[Data extracted from a collection]
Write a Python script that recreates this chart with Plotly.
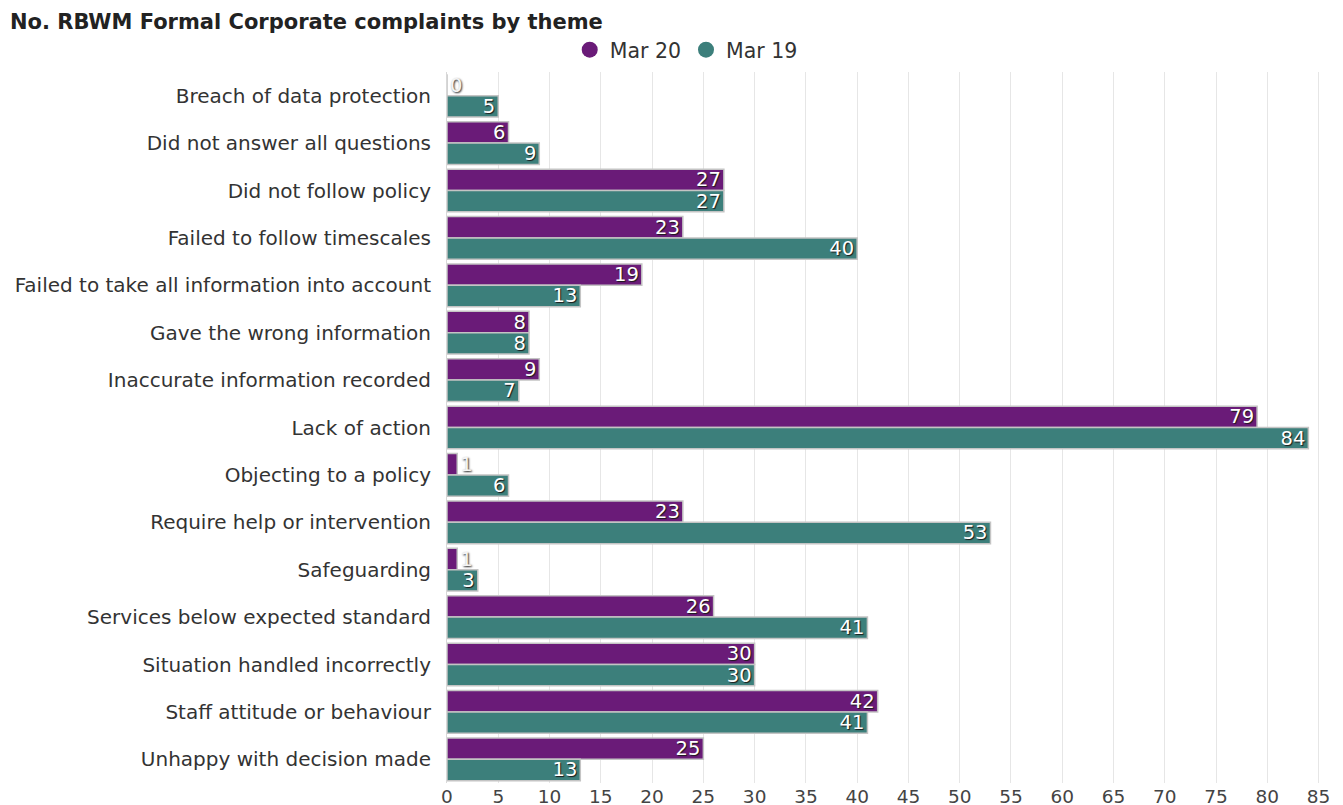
import plotly.graph_objects as go

categories = [
    "Breach of data protection",
    "Did not answer all questions",
    "Did not follow policy",
    "Failed to follow timescales",
    "Failed to take all information into account",
    "Gave the wrong information",
    "Inaccurate information recorded",
    "Lack of action",
    "Objecting to a policy",
    "Require help or intervention",
    "Safeguarding",
    "Services below expected standard",
    "Situation handled incorrectly",
    "Staff attitude or behaviour",
    "Unhappy with decision made",
]
mar20 = [0, 6, 27, 23, 19, 8, 9, 79, 1, 23, 1, 26, 30, 42, 25]
mar19 = [5, 9, 27, 40, 13, 8, 7, 84, 6, 53, 3, 41, 30, 41, 13]
tick_vals = list(range(0, 90, 5))

FONT = "DejaVu Sans"
COL20 = "#6a1b78"
COL19 = "#3c7f7b"
bar_font = dict(family=FONT, size=19.5, color="white", shadow="1px 1px 1px #1a1a1a")
out_font = dict(family=FONT, size=19.5, color="#f4f4f4", shadow="1px 1px 2px #222")

fig = go.Figure()
for name, vals, col in [("Mar 20", mar20, COL20), ("Mar 19", mar19, COL19)]:
    fig.add_trace(go.Bar(
        y=categories, x=vals, name=name, orientation="h", showlegend=False,
        marker=dict(color=col, line=dict(color="#c4c4c4", width=1.5)),
        text=[str(v) for v in vals],
        textposition=["inside" if v >= 3 else "outside" for v in vals],
        insidetextanchor="end", textangle=0, constraintext="none",
        insidetextfont=bar_font, outsidetextfont=out_font,
        cliponaxis=False,
    ))
    # legend entry with circle marker
    fig.add_trace(go.Scatter(
        x=[None], y=[None], mode="markers", name=name,
        marker=dict(symbol="circle", size=19, color=col),
        showlegend=True, hoverinfo="skip",
    ))

fig.update_layout(
    width=1343, height=805,
    paper_bgcolor="white", plot_bgcolor="white",
    barmode="group", bargap=0.1, bargroupgap=0.0,
    margin=dict(l=439, r=17, t=64, b=30),
    title=dict(text="<b>No. RBWM Formal Corporate complaints by theme</b>",
               x=0.0015, xanchor="left", xref="container",
               y=0.983, yanchor="middle", yref="container",
               font=dict(family=FONT, size=21, color="#222")),
    legend=dict(orientation="h", xref="container", yref="container",
                x=0.505, xanchor="center", y=0.948, yanchor="middle",
                font=dict(family=FONT, size=20.5, color="#333"),
                itemwidth=30, traceorder="normal",
                tracegroupgap=0, bgcolor="rgba(0,0,0,0)"),
    xaxis=dict(range=[0, 86.5], tickvals=tick_vals, showgrid=True, gridcolor="#e6e6e6",
               zeroline=False, tickfont=dict(family=FONT, size=18.5, color="#444"),
               ticks="", showline=False, automargin=False),
    yaxis=dict(autorange="reversed", tickfont=dict(family=FONT, size=20, color="#333"),
               showline=True, linecolor="#d8d8d8", ticks="outside", ticklen=11,
               tickcolor="rgba(0,0,0,0)", automargin=False),
    font=dict(family=FONT),
)
fig.write_html("out.html")
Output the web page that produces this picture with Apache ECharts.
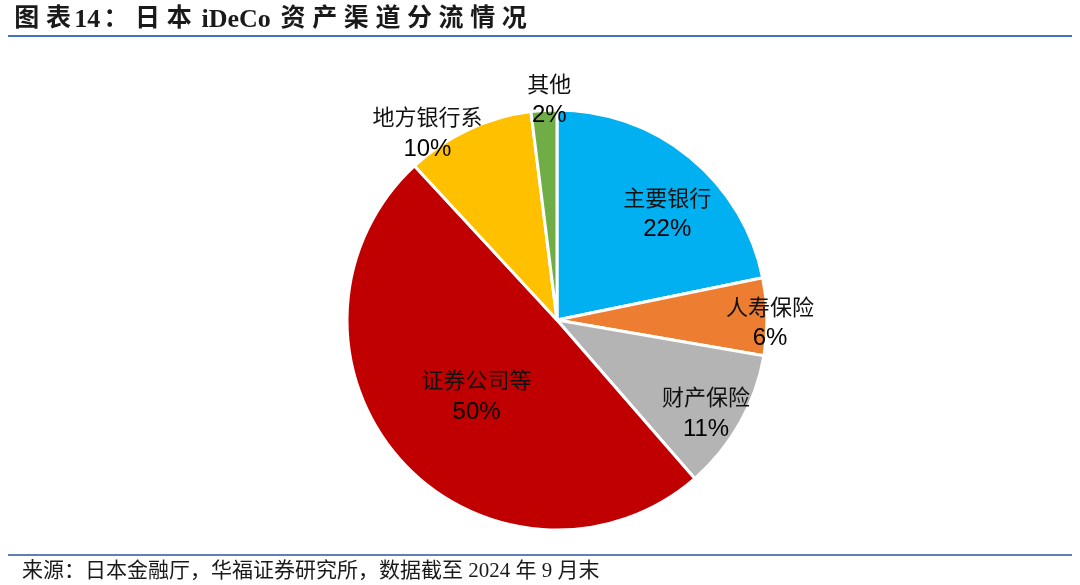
<!DOCTYPE html>
<html>
<head>
<meta charset="utf-8">
<script src="https://cdn.jsdelivr.net/npm/echarts@6/dist/echarts.min.js"></script>
<style>
  html, body { margin: 0; padding: 0; background: #fff; }
  #chart { width: 1080px; height: 585px; }
</style>
</head>
<body>
<div id="chart"></div>
<script>
const categories = ['主要银行', '人寿保险', '财产保险', '证券公司等', '地方银行系', '其他'];
const shares = [22, 6, 11, 50, 10, 2];
const sliceColors = ['#00B0F0', '#ED7D31', '#B4B4B4', '#C00000', '#FFC000', '#70AD47'];
const labelOffsets = [[42, -23], [105, 4], [55, 40], [0, 4], [-84, -89], [-1, -113]];

const titleText = '图表14：日本 iDeCo 资产渠道分流情况';
const sourceText = '来源：日本金融厅，华福证券研究所，数据截至 2024 年 9 月末';

// Build rich-text title: CJK characters get a little side padding (letter spacing look)
function spacedTitle(str) {
  let out = '';
  let latin = '';
  const flush = () => { if (latin) { out += '{l|' + latin + '}'; latin = ''; } };
  for (const ch of str) {
    if (/[\u3000-\u9fff\uff00-\uffef]/.test(ch)) { flush(); out += '{c|' + ch + '}'; }
    else { latin += ch; }
  }
  flush();
  return out;
}

const chart = echarts.init(document.getElementById('chart'));
const titleFont = '"Liberation Serif", "Noto Sans CJK SC", serif';
const option = {
  backgroundColor: '#ffffff',
  animation: false,
  title: {
    text: spacedTitle(titleText),
    left: 6,
    top: 2,
    textStyle: {
      rich: {
        c: { fontFamily: titleFont, fontWeight: 'bold', fontSize: 25, color: '#1a1a1a', padding: [0, 3.3, 0, 3.3] },
        l: { fontFamily: titleFont, fontWeight: 'bold', fontSize: 26, color: '#1a1a1a' }
      }
    }
  },
  graphic: [
    { type: 'line', shape: { x1: 8, y1: 36, x2: 1072, y2: 36 }, style: { stroke: '#4472C4', lineWidth: 2 } },
    { type: 'line', shape: { x1: 8, y1: 555, x2: 1072, y2: 555 }, style: { stroke: '#2F5597', lineWidth: 1.5 } },
    {
      type: 'text', left: 22, top: 561,
      style: {
        text: sourceText,
        fontFamily: '"Liberation Serif", "Noto Sans CJK SC", serif',
        fontSize: 21,
        fill: '#1a1a1a'
      }
    }
  ],
  series: [{
    type: 'pie',
    center: [557, 320],
    radius: [0, 210],
    startAngle: 90,
    clockwise: true,
    avoidLabelOverlap: false,
    itemStyle: { borderColor: '#ffffff', borderWidth: 3 },
    label: {
      show: true,
      position: 'inside',
      formatter: '{n|{b}}\n{v|{c}%}',
      rich: {
        n: { fontFamily: '"Noto Sans CJK SC", sans-serif', fontSize: 22, color: '#111', lineHeight: 32, align: 'center' },
        v: { fontFamily: '"Liberation Sans", Arial, sans-serif', fontSize: 24, color: '#000', lineHeight: 32, align: 'center' }
      }
    },
    labelLine: { show: false },
    data: categories.map((name, i) => ({
      name: name,
      value: shares[i],
      itemStyle: { color: sliceColors[i] },
      label: { offset: labelOffsets[i] }
    }))
  }]
};
chart.setOption(option);
</script>
</body>
</html>
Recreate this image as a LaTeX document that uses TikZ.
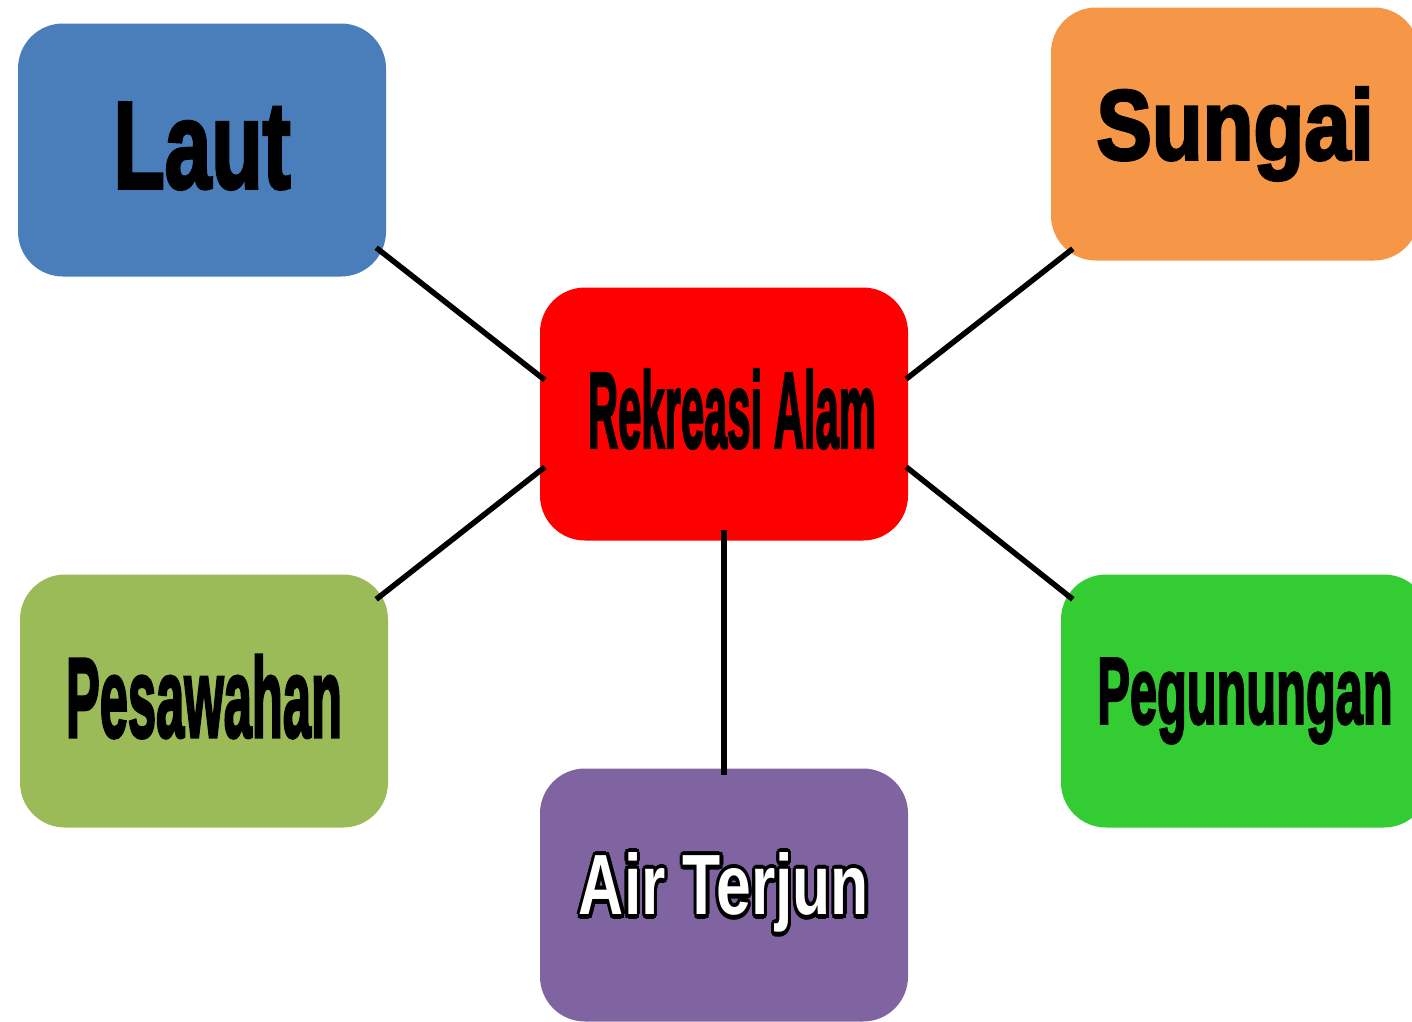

### Your objective
Extract, word for word, each line from the top of the data down to and including the line with "import plotly.graph_objects as go"; skip the pictures.

### Exercise response
Write a Python script that recreates this chart with Plotly.
import plotly.graph_objects as go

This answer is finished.